Here are some mitigation steps tailored toward the three categories of risk outlined above.
- Operations
- Enhance Operational Reliability: Any application leveraging generative AI should have robust testing and deployment protocols. These protocols should include fail-safes as well as manual oversight where it is most beneficial. AI systems should be regularly reviewed and updated to ensure they are operating effectively.
- Invest in Employee Development: Establishing training programs for the necessary AI skills can not only help in-house talent have the abilities needed to manage current AI practices, but it can also help build a culture of continuous learning and keep teams adaptable for future upskilling needs. A common approach is training for generative AI security, general understanding of the technology, and prompt engineering courses to understand how to better use the technology. These training courses should not be limited just to the technology group.
- Take a Phased Implementation Approach: To avoid operational disruption, organizations should begin with pilot projects, then scale up integration efforts based on lessons learned within those pilots. Taking this phased approach allows the enterprise to adjust strategies and build in additional mitigation measures as needed. Look to internal projects that can help your teams decrease time spent on tasks that don’t allow them to produce value. These can range from code reviews to tools that help underwriters better research the risk they are analyzing. A common misconception is that deploying generative AI for customer use is the best place for it. However, it is wise to lean away from direct customer interaction until a firm practice around generative AI is in place and tested thoroughly.
- Security and Compliance
- Establish Robust Data Governance: Strict data governance policies are critical for an insurance organization, especially when it comes to AI of any kind. These policies should focus on data quality, privacy, and security, ranging from encryption to access controls to regular audits. Governance policies must comply with all relevant data legislation and secure sensitive customer information. A common phrase that heard when working in this space is “do no harm,” meaning sometimes regulations and best practices aren’t enough. Think about if you as a consumer would care about that data — what about your children or parents?
- Ensure Regulatory Compliance: While governance policies should factor in regulatory compliance, carriers should take additional steps to meet legislative requirements. Staying up to date on evolving AI and data regulations, such as by engaging with regulators and in industry forums, is imperative as technology continues to evolve at a rapid pace. All generative AI applications need to be designed and operated to meet compliance. Ensure that you have thought through the design of the architecture to enable quick modifications when regulations do change.
- Validate and Monitor External Data Sources: Third-party data is used across many insurance organizations, but these sources should be carefully selected and monitored continuously to ensure that data coming into the enterprise is accurate and reliable. Establishing processes to ensure that all data sources are regularly validated is key to maintaining the integrity of AI models.
- Brand
- Implement Bias Detection and Mitigation: Using diverse data sets to train generative AI models as well as fairness-aware algorithms can help insurers detect bias within their models. These models should be tested and updated regularly to ensure that different groups of applicants and policyholders are receiving equitable outcomes.

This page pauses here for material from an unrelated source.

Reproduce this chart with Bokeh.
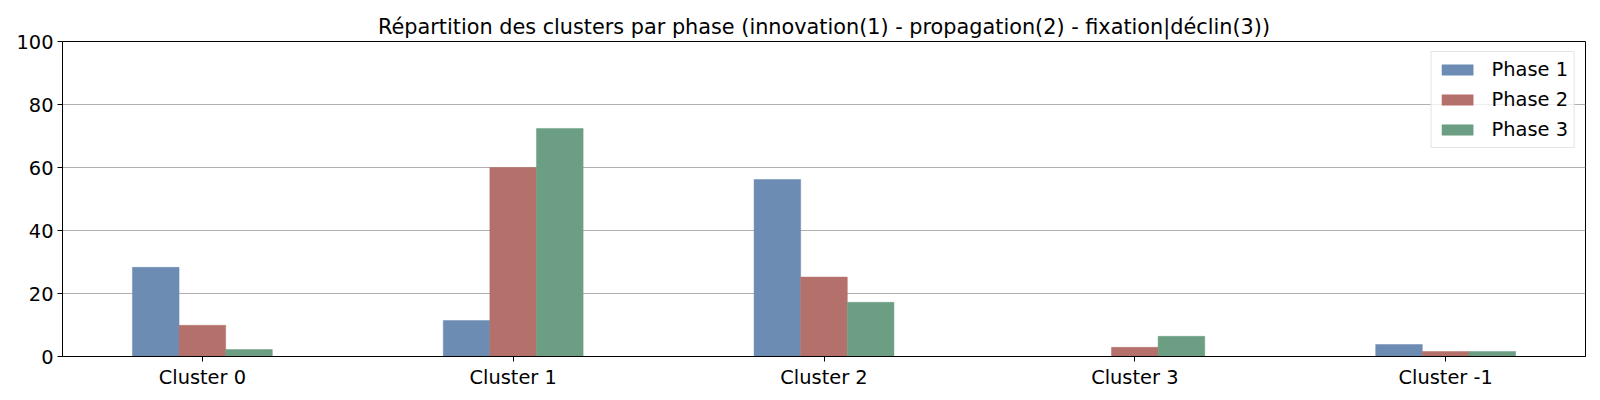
from bokeh.plotting import figure
from bokeh.models import ColumnDataSource, FactorRange, Range1d, Legend, LegendItem, FixedTicker
from bokeh.transform import dodge
from bokeh.embed import file_html
from bokeh.resources import INLINE

clusters = ["Cluster 0", "Cluster 1", "Cluster 2", "Cluster 3", "Cluster -1"]
phase1 = [28.3, 11.4, 56.2, 0.0, 3.8]
phase2 = [9.9, 60.0, 25.2, 2.9, 1.6]
phase3 = [2.2, 72.4, 17.2, 6.4, 1.6]
series_names = ["Phase 1", "Phase 2", "Phase 3"]
colors = ["#6c8cb3", "#b4706b", "#6b9e83"]
y_ticks = [0, 20, 40, 60, 80, 100]

FONT = "DejaVu Sans"
FS = "19.4px"

source = ColumnDataSource(data=dict(cluster=clusters, p1=phase1, p2=phase2, p3=phase3))

p = figure(
    width=1600, height=400,
    x_range=FactorRange(factors=clusters, range_padding=-0.05, range_padding_units="absolute"),
    y_range=Range1d(0, 100),
    output_backend="svg", toolbar_location=None,
    title="Répartition des clusters par phase (innovation(1) - propagation(2) - fixation|déclin(3))",
    min_border_left=62, min_border_right=15, min_border_top=41, min_border_bottom=44,
)

bw = 0.15
renderers = []
for i, (col, name, c) in enumerate(zip(["p1", "p2", "p3"], series_names, colors)):
    r = p.vbar(x=dodge("cluster", (i - 1) * bw, range=p.x_range), top=col, width=bw,
               bottom=0, source=source, fill_color=c, line_color=c, line_width=0.5)
    renderers.append((name, r))

legend = Legend(items=[LegendItem(label=n, renderers=[r]) for n, r in renderers],
                location="top_right")
legend.label_text_font = FONT
legend.label_text_font_size = FS
legend.label_text_color = "black"
legend.glyph_width = 39
legend.glyph_height = 13
legend.label_height = 22
legend.label_standoff = 15
legend.spacing = 7
legend.padding = 6
legend.margin = 10
legend.border_line_color = "#cccccc"
legend.border_line_width = 1
legend.background_fill_alpha = 0.8
p.add_layout(legend, "center")

p.title.text_font = FONT
p.title.text_font_size = "20.8px"
p.title.text_font_style = "normal"
p.title.text_color = "black"
p.title.align = "center"
p.title.standoff = 6

p.outline_line_color = "black"
p.outline_line_width = 1
p.outline_line_alpha = 1

p.xgrid.grid_line_color = None
p.ygrid.grid_line_color = "#b0b0b0"
p.ygrid.grid_line_width = 1

p.yaxis.ticker = FixedTicker(ticks=y_ticks)
for ax in (p.xaxis[0], p.yaxis[0]):
    ax.major_label_text_font = FONT
    ax.major_label_text_font_size = FS
    ax.major_label_text_color = "black"
    ax.axis_line_color = "black"
    ax.major_tick_line_color = "black"
    ax.major_tick_out = 5
    ax.major_tick_in = 0
    ax.minor_tick_line_color = None
    ax.major_label_standoff = 4
p.xaxis.group_text_font_size = FS

open("out.html", "w").write(file_html(p, INLINE))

- Promote Transparency: Generative AI models should be developed and deployed to be as transparent and explainable as possible. The tools and techniques insurers use when developing their models should help carriers elucidate how AI decisions are being made, leaving a clear record of accountability and showcasing regulatory compliance. Sometimes even simple things utilized in prompt engineering such as telling the system, “I want to understand every step of the process, so please provide detailed explanations for why you are presenting the information to me this way” can help alleviate model “hallucinations.”
- Address Intellectual Property Concerns: Intellectual property (IP) ownership and use rights should be clearly defined when developing generative AI technologies as well as licensing them. Insurers should consult legal experts as the landscape of IP law is complex, especially when it comes to AI-generated content and innovation. Make sure you really understand who owns the data. It is also very good to brush up on open-source licensing models such as MIT or Apache to ensure you are in compliance with usage.
- Proactively Engage to Build Trust: AI is everywhere these days; customers and stakeholders are aware that companies they work with and patronize are leveraging it. Communicate openly about AI usage, its benefits, and what measures are in place to protect data privacy and ensure fair outcomes. Getting feedback from customers can also help insurers refine their AI applications and models. If all else fails and AI can’t give your customers, employees, brokers, or agents the answers they are looking for in a predictable way, make it very easy to transition to a human or location to get the answers.
Leveraging generative AI holds promise across the value chain for insurers, but as with any emerging technology, carriers must carefully consider every risk that comes with it and take steps to mitigate these concerns. As the technology itself evolves and the legislation that regulates its use evolves alongside, insurers must have strategies in place to maintain compliance while keeping up with industry innovation.